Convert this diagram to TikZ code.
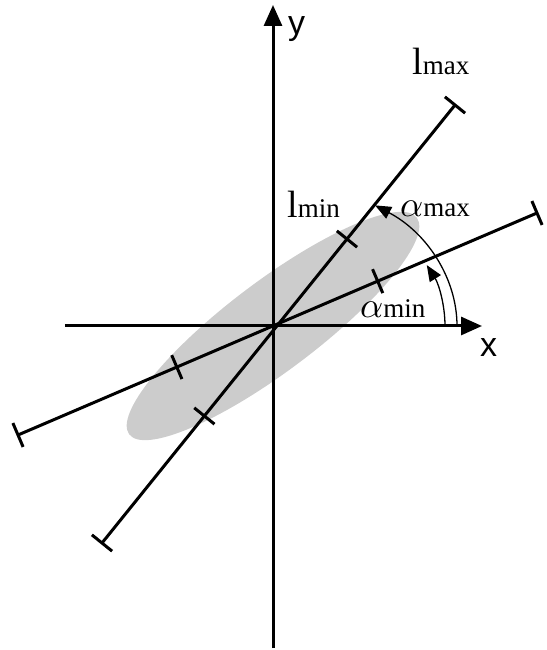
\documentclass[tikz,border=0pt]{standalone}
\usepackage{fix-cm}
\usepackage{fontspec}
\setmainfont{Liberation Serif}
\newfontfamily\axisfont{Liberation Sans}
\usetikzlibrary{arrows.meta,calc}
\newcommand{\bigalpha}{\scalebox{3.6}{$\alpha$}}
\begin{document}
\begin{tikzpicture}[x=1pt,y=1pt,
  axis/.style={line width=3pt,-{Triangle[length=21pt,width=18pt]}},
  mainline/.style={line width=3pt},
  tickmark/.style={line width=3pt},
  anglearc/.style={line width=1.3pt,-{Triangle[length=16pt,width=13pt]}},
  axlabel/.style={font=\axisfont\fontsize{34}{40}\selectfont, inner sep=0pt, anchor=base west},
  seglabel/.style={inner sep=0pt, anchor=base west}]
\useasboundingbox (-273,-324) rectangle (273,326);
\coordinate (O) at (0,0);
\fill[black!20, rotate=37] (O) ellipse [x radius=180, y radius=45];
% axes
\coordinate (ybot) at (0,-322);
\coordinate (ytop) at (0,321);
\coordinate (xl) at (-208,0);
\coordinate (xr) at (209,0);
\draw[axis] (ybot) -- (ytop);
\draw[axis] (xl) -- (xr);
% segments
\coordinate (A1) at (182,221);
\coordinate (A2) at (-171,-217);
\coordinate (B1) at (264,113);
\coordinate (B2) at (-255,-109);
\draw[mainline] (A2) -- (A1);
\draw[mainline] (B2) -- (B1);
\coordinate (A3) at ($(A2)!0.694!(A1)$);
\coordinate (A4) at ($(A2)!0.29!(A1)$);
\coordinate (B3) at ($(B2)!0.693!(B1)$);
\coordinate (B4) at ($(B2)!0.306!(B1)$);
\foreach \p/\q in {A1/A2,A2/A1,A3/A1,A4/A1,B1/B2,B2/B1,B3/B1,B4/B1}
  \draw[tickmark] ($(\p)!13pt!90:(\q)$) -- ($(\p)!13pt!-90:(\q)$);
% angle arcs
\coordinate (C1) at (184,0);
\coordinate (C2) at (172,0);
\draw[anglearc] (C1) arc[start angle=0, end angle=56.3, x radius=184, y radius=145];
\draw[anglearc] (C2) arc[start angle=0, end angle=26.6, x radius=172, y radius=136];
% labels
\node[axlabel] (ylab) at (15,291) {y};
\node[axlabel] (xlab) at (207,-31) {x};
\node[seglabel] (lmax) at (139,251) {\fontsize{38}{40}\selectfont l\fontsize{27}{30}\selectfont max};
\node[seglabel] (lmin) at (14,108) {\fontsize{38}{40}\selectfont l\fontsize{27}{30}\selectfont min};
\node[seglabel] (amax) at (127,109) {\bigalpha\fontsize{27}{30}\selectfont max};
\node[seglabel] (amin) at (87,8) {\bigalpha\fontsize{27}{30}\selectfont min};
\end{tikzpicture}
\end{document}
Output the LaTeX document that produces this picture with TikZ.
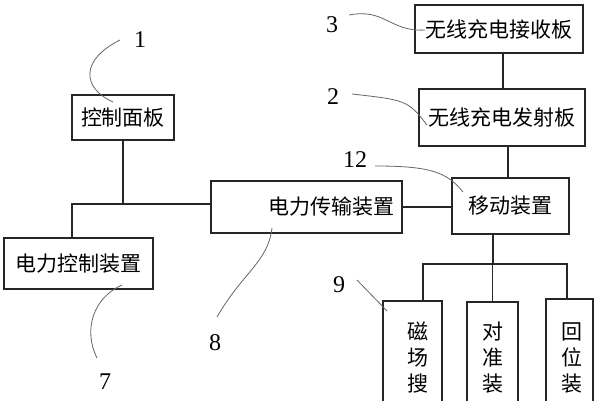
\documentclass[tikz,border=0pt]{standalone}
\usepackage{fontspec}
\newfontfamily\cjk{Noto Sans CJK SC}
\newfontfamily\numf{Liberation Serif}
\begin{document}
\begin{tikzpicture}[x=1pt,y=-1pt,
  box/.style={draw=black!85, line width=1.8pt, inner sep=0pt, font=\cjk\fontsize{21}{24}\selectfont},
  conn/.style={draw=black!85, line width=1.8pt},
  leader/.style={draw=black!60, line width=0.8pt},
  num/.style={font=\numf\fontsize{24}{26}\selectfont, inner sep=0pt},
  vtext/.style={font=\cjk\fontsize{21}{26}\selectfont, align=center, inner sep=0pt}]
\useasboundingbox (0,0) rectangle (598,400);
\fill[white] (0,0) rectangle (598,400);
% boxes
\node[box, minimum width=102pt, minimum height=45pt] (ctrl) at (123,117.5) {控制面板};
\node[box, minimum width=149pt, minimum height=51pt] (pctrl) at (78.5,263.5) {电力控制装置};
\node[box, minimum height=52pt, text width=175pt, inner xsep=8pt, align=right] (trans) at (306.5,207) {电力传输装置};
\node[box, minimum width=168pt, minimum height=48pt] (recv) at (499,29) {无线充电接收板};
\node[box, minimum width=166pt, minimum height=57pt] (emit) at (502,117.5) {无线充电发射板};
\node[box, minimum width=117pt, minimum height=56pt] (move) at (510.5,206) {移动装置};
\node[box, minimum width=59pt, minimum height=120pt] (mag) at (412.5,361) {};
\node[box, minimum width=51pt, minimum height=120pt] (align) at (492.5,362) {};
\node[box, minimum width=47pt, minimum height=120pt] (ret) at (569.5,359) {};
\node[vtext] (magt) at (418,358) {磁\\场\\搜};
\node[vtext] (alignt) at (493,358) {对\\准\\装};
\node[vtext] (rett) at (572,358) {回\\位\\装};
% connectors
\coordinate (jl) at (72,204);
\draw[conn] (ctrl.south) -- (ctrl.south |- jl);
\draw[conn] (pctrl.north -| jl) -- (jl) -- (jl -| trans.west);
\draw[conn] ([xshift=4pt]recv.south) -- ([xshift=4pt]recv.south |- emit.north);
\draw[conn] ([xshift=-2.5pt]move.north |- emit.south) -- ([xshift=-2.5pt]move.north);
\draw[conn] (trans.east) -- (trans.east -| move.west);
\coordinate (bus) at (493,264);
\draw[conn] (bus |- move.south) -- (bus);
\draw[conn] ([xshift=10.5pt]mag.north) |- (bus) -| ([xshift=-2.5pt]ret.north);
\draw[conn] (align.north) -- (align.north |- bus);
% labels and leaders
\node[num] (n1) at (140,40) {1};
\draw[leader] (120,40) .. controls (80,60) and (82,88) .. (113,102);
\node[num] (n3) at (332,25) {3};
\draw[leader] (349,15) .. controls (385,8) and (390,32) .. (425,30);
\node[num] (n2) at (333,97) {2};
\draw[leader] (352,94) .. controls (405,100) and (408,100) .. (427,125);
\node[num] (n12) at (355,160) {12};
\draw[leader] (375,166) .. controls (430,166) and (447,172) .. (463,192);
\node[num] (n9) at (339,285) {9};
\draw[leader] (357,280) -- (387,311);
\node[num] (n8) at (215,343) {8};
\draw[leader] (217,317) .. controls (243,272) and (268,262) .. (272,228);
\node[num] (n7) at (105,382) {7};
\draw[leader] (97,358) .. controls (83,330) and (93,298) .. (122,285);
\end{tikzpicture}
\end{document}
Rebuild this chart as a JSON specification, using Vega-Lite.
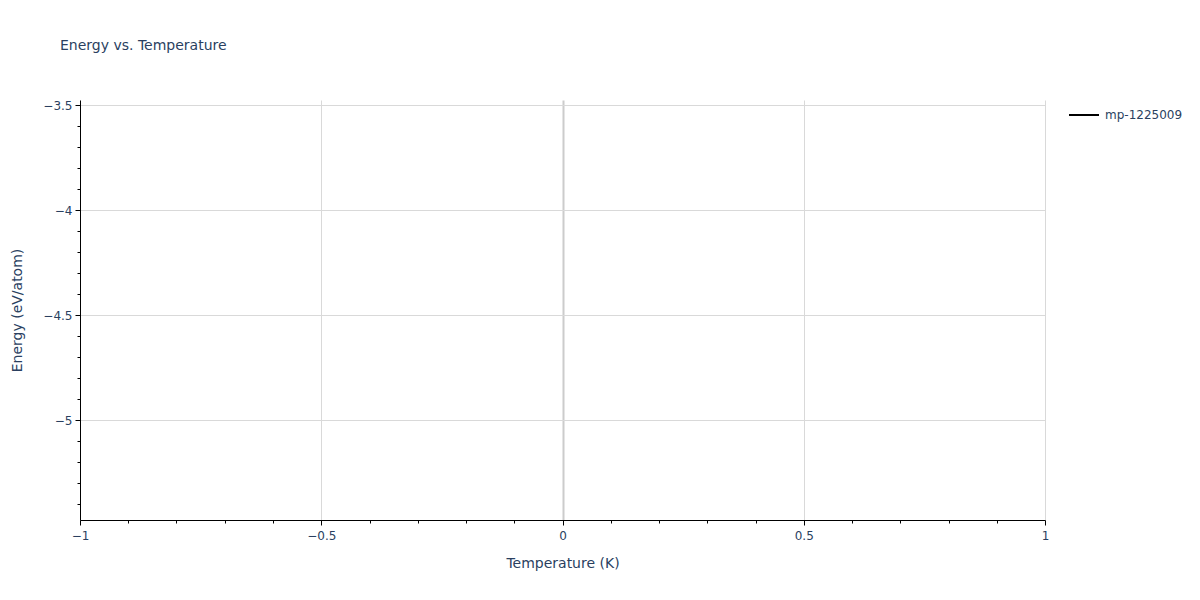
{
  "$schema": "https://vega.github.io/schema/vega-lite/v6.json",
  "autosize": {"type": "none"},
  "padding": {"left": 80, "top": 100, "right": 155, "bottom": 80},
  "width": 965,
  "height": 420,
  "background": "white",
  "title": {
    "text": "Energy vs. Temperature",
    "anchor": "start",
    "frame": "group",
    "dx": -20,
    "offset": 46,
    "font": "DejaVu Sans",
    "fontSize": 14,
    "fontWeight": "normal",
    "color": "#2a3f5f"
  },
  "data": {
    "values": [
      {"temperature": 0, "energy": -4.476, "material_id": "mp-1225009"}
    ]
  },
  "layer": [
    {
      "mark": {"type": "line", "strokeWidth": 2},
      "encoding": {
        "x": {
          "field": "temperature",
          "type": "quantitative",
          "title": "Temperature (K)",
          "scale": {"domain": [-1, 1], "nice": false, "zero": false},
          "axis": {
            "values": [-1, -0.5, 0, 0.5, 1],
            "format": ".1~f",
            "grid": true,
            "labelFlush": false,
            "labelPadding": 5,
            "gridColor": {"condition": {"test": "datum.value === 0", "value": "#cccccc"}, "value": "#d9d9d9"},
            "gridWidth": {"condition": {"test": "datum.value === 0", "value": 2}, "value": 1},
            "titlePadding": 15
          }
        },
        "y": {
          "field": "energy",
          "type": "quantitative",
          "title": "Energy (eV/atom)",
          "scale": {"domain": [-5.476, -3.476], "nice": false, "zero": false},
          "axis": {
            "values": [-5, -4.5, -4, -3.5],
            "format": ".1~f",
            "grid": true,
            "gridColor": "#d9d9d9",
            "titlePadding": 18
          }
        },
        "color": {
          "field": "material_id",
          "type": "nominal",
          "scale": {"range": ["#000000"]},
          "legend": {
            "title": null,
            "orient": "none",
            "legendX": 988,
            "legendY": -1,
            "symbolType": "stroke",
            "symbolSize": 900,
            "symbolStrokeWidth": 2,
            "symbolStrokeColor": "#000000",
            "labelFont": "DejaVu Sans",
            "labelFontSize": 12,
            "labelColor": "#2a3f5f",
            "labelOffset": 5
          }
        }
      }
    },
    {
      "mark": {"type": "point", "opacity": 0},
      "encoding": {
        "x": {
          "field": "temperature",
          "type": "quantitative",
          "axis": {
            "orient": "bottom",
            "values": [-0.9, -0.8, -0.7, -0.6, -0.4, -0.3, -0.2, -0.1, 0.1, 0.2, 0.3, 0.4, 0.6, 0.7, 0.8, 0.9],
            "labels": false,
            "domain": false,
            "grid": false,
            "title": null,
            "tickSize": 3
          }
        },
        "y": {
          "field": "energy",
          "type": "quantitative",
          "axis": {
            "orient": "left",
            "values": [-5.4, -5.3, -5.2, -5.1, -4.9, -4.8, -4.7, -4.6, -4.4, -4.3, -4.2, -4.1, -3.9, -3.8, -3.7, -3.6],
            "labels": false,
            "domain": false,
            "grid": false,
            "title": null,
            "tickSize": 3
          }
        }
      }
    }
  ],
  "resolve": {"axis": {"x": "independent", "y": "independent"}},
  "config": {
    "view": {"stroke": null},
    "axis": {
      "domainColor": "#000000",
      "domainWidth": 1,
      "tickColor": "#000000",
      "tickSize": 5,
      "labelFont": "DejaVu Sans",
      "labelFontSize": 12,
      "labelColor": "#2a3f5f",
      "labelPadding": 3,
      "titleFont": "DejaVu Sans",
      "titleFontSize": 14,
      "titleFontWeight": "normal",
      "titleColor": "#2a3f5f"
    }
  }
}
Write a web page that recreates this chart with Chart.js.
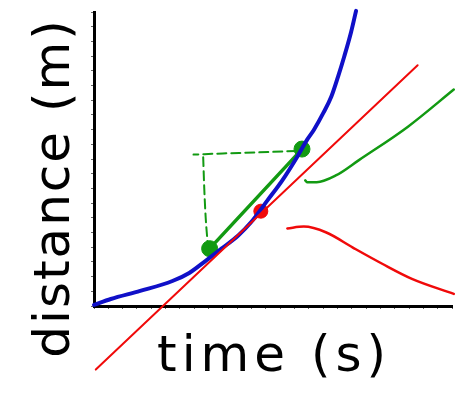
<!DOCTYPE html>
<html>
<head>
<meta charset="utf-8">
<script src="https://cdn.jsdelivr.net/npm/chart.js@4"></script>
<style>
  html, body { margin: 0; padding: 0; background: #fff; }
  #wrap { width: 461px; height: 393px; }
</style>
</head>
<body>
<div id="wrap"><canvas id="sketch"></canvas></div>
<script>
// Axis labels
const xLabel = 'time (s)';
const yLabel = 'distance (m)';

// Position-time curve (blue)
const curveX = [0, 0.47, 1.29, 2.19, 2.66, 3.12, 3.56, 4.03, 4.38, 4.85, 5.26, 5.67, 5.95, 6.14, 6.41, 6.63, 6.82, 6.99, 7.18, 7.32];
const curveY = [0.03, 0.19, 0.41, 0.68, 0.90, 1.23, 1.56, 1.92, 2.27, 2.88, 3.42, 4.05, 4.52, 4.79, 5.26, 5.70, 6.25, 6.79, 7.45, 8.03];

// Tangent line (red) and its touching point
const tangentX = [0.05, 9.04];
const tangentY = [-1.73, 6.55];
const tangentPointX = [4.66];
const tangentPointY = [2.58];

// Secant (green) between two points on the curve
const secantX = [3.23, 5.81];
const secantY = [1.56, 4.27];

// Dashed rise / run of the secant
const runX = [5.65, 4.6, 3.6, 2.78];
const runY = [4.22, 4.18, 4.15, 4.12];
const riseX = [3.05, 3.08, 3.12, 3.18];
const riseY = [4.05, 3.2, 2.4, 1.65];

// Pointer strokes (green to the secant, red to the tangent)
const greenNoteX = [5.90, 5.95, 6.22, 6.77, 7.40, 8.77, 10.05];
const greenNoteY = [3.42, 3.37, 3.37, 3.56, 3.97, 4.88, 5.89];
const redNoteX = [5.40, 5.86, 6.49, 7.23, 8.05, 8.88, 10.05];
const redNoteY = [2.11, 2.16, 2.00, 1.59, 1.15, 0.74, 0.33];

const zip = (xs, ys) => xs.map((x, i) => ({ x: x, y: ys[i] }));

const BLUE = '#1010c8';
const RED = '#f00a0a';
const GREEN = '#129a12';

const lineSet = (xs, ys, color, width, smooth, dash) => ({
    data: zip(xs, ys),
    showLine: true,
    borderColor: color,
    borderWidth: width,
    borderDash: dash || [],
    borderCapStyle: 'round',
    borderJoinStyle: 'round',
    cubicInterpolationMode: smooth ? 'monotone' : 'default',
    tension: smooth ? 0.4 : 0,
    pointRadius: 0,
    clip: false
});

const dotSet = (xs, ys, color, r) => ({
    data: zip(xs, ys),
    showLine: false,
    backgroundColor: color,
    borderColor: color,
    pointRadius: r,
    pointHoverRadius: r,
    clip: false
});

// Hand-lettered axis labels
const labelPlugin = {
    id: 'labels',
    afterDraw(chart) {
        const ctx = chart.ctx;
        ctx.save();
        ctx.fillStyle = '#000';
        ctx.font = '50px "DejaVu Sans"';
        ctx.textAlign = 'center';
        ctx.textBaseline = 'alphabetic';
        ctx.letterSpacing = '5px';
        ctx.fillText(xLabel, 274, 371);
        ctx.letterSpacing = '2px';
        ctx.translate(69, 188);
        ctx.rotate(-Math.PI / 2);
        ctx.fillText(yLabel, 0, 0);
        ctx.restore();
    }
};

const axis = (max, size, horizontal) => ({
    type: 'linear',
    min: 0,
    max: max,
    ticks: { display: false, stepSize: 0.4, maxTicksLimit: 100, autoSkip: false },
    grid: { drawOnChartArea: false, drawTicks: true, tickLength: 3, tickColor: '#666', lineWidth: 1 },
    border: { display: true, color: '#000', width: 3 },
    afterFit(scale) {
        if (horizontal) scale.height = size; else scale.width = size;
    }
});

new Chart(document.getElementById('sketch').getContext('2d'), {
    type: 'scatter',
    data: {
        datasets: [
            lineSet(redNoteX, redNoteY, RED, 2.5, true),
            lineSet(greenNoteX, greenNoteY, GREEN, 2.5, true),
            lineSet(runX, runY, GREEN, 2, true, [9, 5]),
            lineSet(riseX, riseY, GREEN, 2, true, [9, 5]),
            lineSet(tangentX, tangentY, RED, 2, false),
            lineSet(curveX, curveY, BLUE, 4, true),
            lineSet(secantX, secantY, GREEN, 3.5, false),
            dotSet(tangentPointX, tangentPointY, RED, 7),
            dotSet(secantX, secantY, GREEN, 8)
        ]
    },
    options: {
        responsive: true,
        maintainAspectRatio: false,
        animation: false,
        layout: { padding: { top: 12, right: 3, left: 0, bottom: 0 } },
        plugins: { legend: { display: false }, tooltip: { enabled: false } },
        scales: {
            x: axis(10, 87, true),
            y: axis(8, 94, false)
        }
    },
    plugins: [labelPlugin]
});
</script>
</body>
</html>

**WHAT NEEDS TO BE DONE**
Repeat exactly, and only, the entries from the line with "Write a web" through the line with "const GREEN = '#129a12';". Pictures are skipped.

**RESPONSE**
Write a web page that recreates this chart with Chart.js.
<!DOCTYPE html>
<html>
<head>
<meta charset="utf-8">
<script src="https://cdn.jsdelivr.net/npm/chart.js@4"></script>
<style>
  html, body { margin: 0; padding: 0; background: #fff; }
  #wrap { width: 461px; height: 393px; }
</style>
</head>
<body>
<div id="wrap"><canvas id="sketch"></canvas></div>
<script>
// Axis labels
const xLabel = 'time (s)';
const yLabel = 'distance (m)';

// Position-time curve (blue)
const curveX = [0, 0.47, 1.29, 2.19, 2.66, 3.12, 3.56, 4.03, 4.38, 4.85, 5.26, 5.67, 5.95, 6.14, 6.41, 6.63, 6.82, 6.99, 7.18, 7.32];
const curveY = [0.03, 0.19, 0.41, 0.68, 0.90, 1.23, 1.56, 1.92, 2.27, 2.88, 3.42, 4.05, 4.52, 4.79, 5.26, 5.70, 6.25, 6.79, 7.45, 8.03];

// Tangent line (red) and its touching point
const tangentX = [0.05, 9.04];
const tangentY = [-1.73, 6.55];
const tangentPointX = [4.66];
const tangentPointY = [2.58];

// Secant (green) between two points on the curve
const secantX = [3.23, 5.81];
const secantY = [1.56, 4.27];

// Dashed rise / run of the secant
const runX = [5.65, 4.6, 3.6, 2.78];
const runY = [4.22, 4.18, 4.15, 4.12];
const riseX = [3.05, 3.08, 3.12, 3.18];
const riseY = [4.05, 3.2, 2.4, 1.65];

// Pointer strokes (green to the secant, red to the tangent)
const greenNoteX = [5.90, 5.95, 6.22, 6.77, 7.40, 8.77, 10.05];
const greenNoteY = [3.42, 3.37, 3.37, 3.56, 3.97, 4.88, 5.89];
const redNoteX = [5.40, 5.86, 6.49, 7.23, 8.05, 8.88, 10.05];
const redNoteY = [2.11, 2.16, 2.00, 1.59, 1.15, 0.74, 0.33];

const zip = (xs, ys) => xs.map((x, i) => ({ x: x, y: ys[i] }));

const BLUE = '#1010c8';
const RED = '#f00a0a';
const GREEN = '#129a12';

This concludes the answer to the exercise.